By Claudia Rosett, Rosett Report

Tuesday, August 7, 2007

Let no one fault the UN for lack of enterprise and ingenuity. A series of federal investigations over the past few years have been delving into the activities of a growing list of UN officials engaged in all sorts of lively and creative endeavors, from setting up secret offshore front companies, to laundering money meant to buy UN peacekeeping supplies, to allegedly keeping counterfeit U.S. $100 bills in a UN Development Program (UNDP) office safe in North Korea.

Today brings the arrest of a UN employee, Vyacheslav Manokhin, alleged by the U.S. Attorney's office in Manhattan to have taken part in a scheme using the UN letterhead to help "numerous non-United States citizens" enter the U.S. on fraudulent grounds.
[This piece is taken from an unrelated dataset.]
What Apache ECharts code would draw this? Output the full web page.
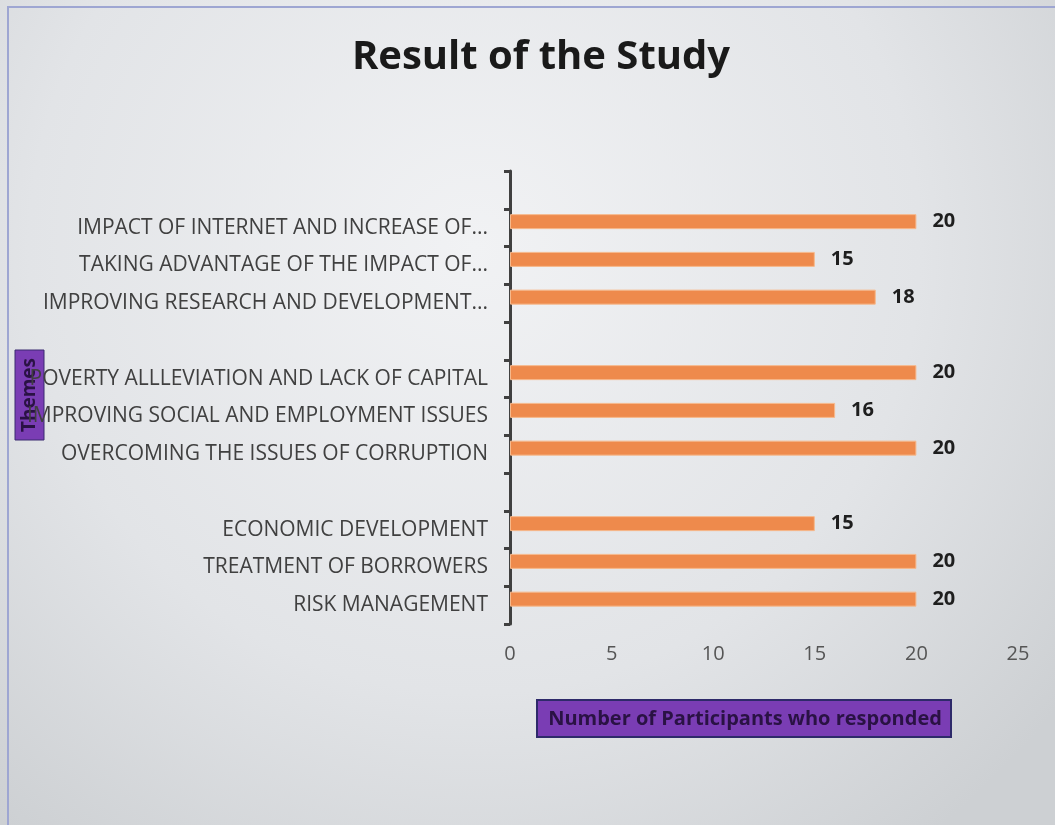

The federal complaint names two other defendants (all must be presumed innocent) and describes a scheme that involves, among other things, the office of the UNDP in Uzbekistan. That's the same UNDP, flagship agency of the UN, also embroiled in the Cash-for-Kim scandal, involving alleged payments of cash to the government of North Korea.

No country contributes more to the UN than the U.S., which provides 22% of the core budget, 25% of the peacekeeping budget (soon likely to be 27%), and hosts the UN's lavish tax-exempt spread in New York (where the UN now plans to spend $1.9 billion renovating its premises, with U.S. taxpayers expected to foot the lion's share of the bill). With most of the UN's 192 member states either indifferent to UN corruption, or actively complicit, and UN top management more adept at covering up than cleaning up, the only serious check on UN corruption at this point appears to be the U.S. Attorney's Office of the Southern District of New York. And despite the valiant efforts of the feds, it is beyond their powers, as well as beyond U.S. jurisdiction, to police the entire global sprawl of the UN's more than $20 billion system of endless murky agencies, departments, offices, conferences and diplomatically immune, unaccountable cross-border movements of people and material. Meanwhile, we can now start wondering who, exactly, has been entering the U.S. on fraudulent grounds, and why -- courtesy of the UN.